Step outside in winter and the skin is blasted by icy, frigid winds. Indoors, heated air further assaults the skin by sucking out moisture, leaving it dry, chapped, itchy and flaky.

Dry skin -- or xerosis -- can affect virtually everyone, said John Wolf, chairman of the Department of Dermatology at Baylor College of Medicine in Houston. People with sensitive skin and the elderly are particularly susceptible. As people age, a reduction in the hormone androgen, which stimulates the skin's oil glands, causes the skin to become drier.

Use of acne medications like Retin-A -- a synthetic derivative of vitamin A -- can make the problem worse. "The therapeutic aim of acne medication is to dry out the skin, and one can overdo the treatment," said Carmen Myrie Williams, associate professor of dermatology and pathology at George Washington University Medical Center.

Putting moisture back into the air -- particularly during the dry, winter months -- is one way to relieve the condition. Using a humidifier at night can really make a difference, said Stanford Lamberg, associate professor of dermatology at Johns Hopkins University School of Medicine.

A less expensive alternative to a humidifier is a steam vaporizer, which can be purchased for about $20. "It is the same thing you would do for a child who has a cold," said Lamberg.

Experts often advise people with excessively dry skin to bathe less often because frequent showers can strip the skin of its natural oils. Telling people not to bathe every day is not realistic. Using liquid cleansers instead of soap and applying a good moisturizer while the skin is still wet "makes a lot more sense than saying you can only shower on Saturday," said James J. Leyden, a professor of dermatology at the University of Pennsylvania.

Moisturizers range from lighter lotions to heavier creams and ointments. "The heavier the cream, the more effective it is," said Leyden.

But thicker creams -- like Vaseline petroleum jelly, which contains more oil -- are not as aesthetically pleasing. They feel greasy and can stain clothing and furniture.

George Washington University's Williams recommends choosing a moisturizer with the least amount of fragrance. The degree of dryness should dictate what type of moisturizer to select. Somebody with slightly dry skin should choose a lighter lotion, whereas someone with severely dry skin or eczema -- a skin inflammation -- should use heavier creams. "Often, people are very heavy-handed when applying these products," said Williams. "Apply a thin film so the skin feels moist without feeling greasy."

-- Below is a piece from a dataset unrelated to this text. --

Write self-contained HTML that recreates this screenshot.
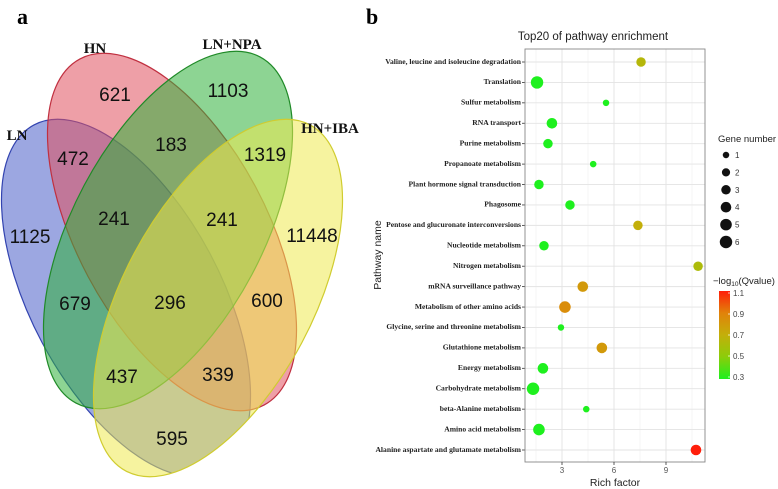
<!DOCTYPE html>
<html><head><meta charset="utf-8"><style>
body{margin:0;background:#fff;width:778px;height:489px;overflow:hidden}
svg{display:block}
.num{font-family:"Liberation Sans",sans-serif;font-size:19px;fill:#111;text-anchor:middle;dominant-baseline:middle}
.set{font-family:"Liberation Serif",serif;font-weight:bold;font-size:15px;fill:#111;text-anchor:middle}
.lab{font-family:"Liberation Serif",serif;font-weight:bold;font-size:7.6px;fill:#222;text-anchor:end;dominant-baseline:middle}
.sans{font-family:"Liberation Sans",sans-serif}
</style></head><body>
<svg id="root" width="778" height="489" xmlns="http://www.w3.org/2000/svg" overflow="hidden">
<defs>
<clipPath id="blueclip"><polygon points="0,0 370,0 370,382 200,382 115,430 0,430"/><ellipse cx="0" cy="0" rx="196" ry="95" transform="translate(218,298) rotate(118)"/></clipPath>
</defs>
<text x="17" y="24" font-family="Liberation Serif" font-weight="bold" font-size="22">a</text>
<text x="366" y="24" font-family="Liberation Serif" font-weight="bold" font-size="22">b</text>
<g id="venn"></g>
<g id="chart"></g>
</svg>
<script>
const NS="http://www.w3.org/2000/svg";
function mk(tag,attrs,parent,txt){const e=document.createElementNS(NS,tag);for(const k in attrs)e.setAttribute(k,attrs[k]);if(txt!==undefined)e.textContent=txt;parent.appendChild(e);return e;}
const venn=document.getElementById('venn');
const shapes=[
 {n:'set-ln',cx:126,cy:298,rot:62,fill:'#4a5fc8',stroke:'#3344b0',clip:'url(#blueclip)'},
 {n:'set-hn',cx:172,cy:232,rot:62,fill:'#e0505e',stroke:'#c03040'},
 {n:'set-ln-npa',cx:168,cy:230,rot:118,fill:'#2fb03a',stroke:'#208a28'},
 {n:'set-hn-iba',cx:218,cy:298,rot:118,fill:'#eeea50',stroke:'#d0cc30'}];
shapes.forEach(s=>{const a={cx:0,cy:0,rx:196,ry:95,transform:`translate(${s.cx},${s.cy}) rotate(${s.rot})`,fill:s.fill,'fill-opacity':0.55,stroke:s.stroke,'stroke-width':1.2};
const e=mk('ellipse',a,venn);
if(s.clip){const w=mk('g',{'clip-path':s.clip},venn);w.appendChild(e);}

});
const setLabels=[['LN',17,140],['HN',95,53],['LN+NPA',232,49],['HN+IBA',330,133]];
setLabels.forEach(l=>{const e=mk('text',{x:l[1],y:l[2],class:'set'},venn,l[0]);

});
const counts=[['621',115,96],['1103',228,92],['472',73,160],['183',171,146],['1319',265,156],['1125',30,238],['241',114,220],['241',222,221],['11448',312,237],['679',75,305],['296',170,304],['600',267,302],['437',122,378],['339',218,376],['595',172,440]];
counts.forEach(c=>{const e=mk('text',{x:c[1],y:c[2],class:'num'},venn,c[0]);

});

// ---------- bubble chart data ----------
const pathways=["Valine, leucine and isoleucine degradation","Translation","Sulfur metabolism","RNA transport","Purine metabolism","Propanoate metabolism","Plant hormone signal transduction","Phagosome","Pentose and glucuronate interconversions","Nucleotide metabolism","Nitrogen metabolism","mRNA surveillance pathway","Metabolism of other amino acids","Glycine, serine and threonine metabolism","Glutathione metabolism","Energy metabolism","Carbohydrate metabolism","beta-Alanine metabolism","Amino acid metabolism","Alanine aspartate and glutamate metabolism"];
const richFactor=[7.56,1.56,5.54,2.42,2.19,4.8,1.67,3.46,7.38,1.96,10.85,4.2,3.17,2.94,5.3,1.9,1.33,4.4,1.67,10.73];
const geneNumber=[3,6,1,4,3,1,3,3,3,3,3,4,5,1,4,4,6,1,5,4];
const qValue=[0.65,0.3,0.3,0.3,0.3,0.3,0.3,0.3,0.7,0.3,0.62,0.8,0.85,0.3,0.8,0.3,0.3,0.3,0.3,1.1];
const xTicks=[3,6,9];
const sizeLegend=[1,2,3,4,5,6];
const colorTicks=[1.1,0.9,0.7,0.5,0.3];

const L=525,R=705,T=49,B=462;
const xS=v=>562+(v-3)*(52/3);
const yS=i=>62+i*(450-62)/19;
const rS=g=>1.2+Math.sqrt(g)*2.05;
const stops=[[0.3,[30,240,30]],[0.5,[140,205,10]],[0.7,[195,175,10]],[0.9,[225,130,10]],[1.1,[255,30,10]]];
function col(q){for(let i=0;i<stops.length-1;i++){const[a,ca]=stops[i],[b,cb]=stops[i+1];if(q<=b||i==stops.length-2){const t=Math.max(0,Math.min(1,(q-a)/(b-a)));return `rgb(${ca.map((c,j)=>Math.round(c+(cb[j]-c)*t)).join(',')})`;}}}
const ch=document.getElementById('chart');
let e;
e=mk('rect',{x:L,y:T,width:R-L,height:B-T,fill:'#fff'},ch);


[1.5,4.5,7.5,10.5].forEach(v=>{mk('line',{x1:xS(v),x2:xS(v),y1:T,y2:B,stroke:'#f0f0f0','stroke-width':0.6},ch)});
xTicks.forEach(v=>{e=mk('line',{x1:xS(v),x2:xS(v),y1:T,y2:B,stroke:'#e3e3e3','stroke-width':0.9},ch);

});
pathways.forEach((p,i)=>{mk('line',{x1:L,x2:R,y1:yS(i),y2:yS(i),stroke:'#e3e3e3','stroke-width':0.9},ch);
mk('line',{x1:L-3,x2:L,y1:yS(i),y2:yS(i),stroke:'#333','stroke-width':0.8},ch);
e=mk('text',{x:L-4,y:yS(i),class:'lab'},ch,p);

});
e=mk('rect',{x:L,y:T,width:R-L,height:B-T,fill:'none',stroke:'#888','stroke-width':0.9},ch);


pathways.forEach((p,i)=>{e=mk('circle',{cx:xS(richFactor[i]),cy:yS(i),r:rS(geneNumber[i]),fill:col(qValue[i])},ch);

});
xTicks.forEach(v=>{mk('line',{x1:xS(v),x2:xS(v),y1:B,y2:B+3,stroke:'#333','stroke-width':0.8},ch);
e=mk('text',{x:xS(v),y:B+11,'text-anchor':'middle','font-size':8,fill:'#555',class:'sans'},ch,v);

});
e=mk('text',{x:615,y:486,'text-anchor':'middle','font-size':10.5,fill:'#222',class:'sans'},ch,'Rich factor');


e=mk('text',{x:0,y:0,'text-anchor':'middle','font-size':10.5,fill:'#222',class:'sans',transform:'translate(381,255) rotate(-90)'},ch,'Pathway name');


e=mk('text',{x:593,y:40,'text-anchor':'middle','font-size':11.5,fill:'#222',class:'sans'},ch,'Top20 of pathway enrichment');


// size legend
e=mk('text',{x:718,y:142,'font-size':9.5,fill:'#222',class:'sans'},ch,'Gene number');


sizeLegend.forEach((g,i)=>{const y=155+i*17.4;
e=mk('circle',{cx:726,cy:y,r:rS(g),fill:'#111'},ch);


e=mk('text',{x:735,y:y+3,'font-size':8,fill:'#333',class:'sans'},ch,g);

});
// color legend
e=mk('text',{x:713,y:284,'font-size':9.5,fill:'#222',class:'sans'},ch);
e.innerHTML='\u2212log<tspan font-size="6.5" dy="2">10</tspan><tspan dy="-2">(Qvalue)</tspan>';


const defs=mk('defs',{},ch);const g=mk('linearGradient',{id:'cg',x1:0,y1:1,x2:0,y2:0},defs);
stops.forEach(s=>mk('stop',{offset:(s[0]-0.3)/0.8,'stop-color':col(s[0])},g));
e=mk('rect',{x:719,y:291,width:11,height:88,fill:'url(#cg)'},ch);


colorTicks.forEach(v=>{const y=293+(1.1-v)/0.8*84;
mk('line',{x1:728,x2:730,y1:y,y2:y,stroke:'#fff','stroke-width':0.7},ch);
e=mk('text',{x:733,y:y+3,'font-size':8,fill:'#444',class:'sans'},ch,v.toFixed(1));

});
</script>
</body></html>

Skin researchers are investigating whether lotions made with lactic acid, a chemical similar to the citric acid found in grapefruits and oranges, can help dry skin. "Some studies show that lactic acid makes the skin hold on to water, makes it less dry, less stiff and may make the skin's outer layer less vulnerable to the damage caused by soap," Leyden said.

Some lotions containing lactic acid are available without a prescription.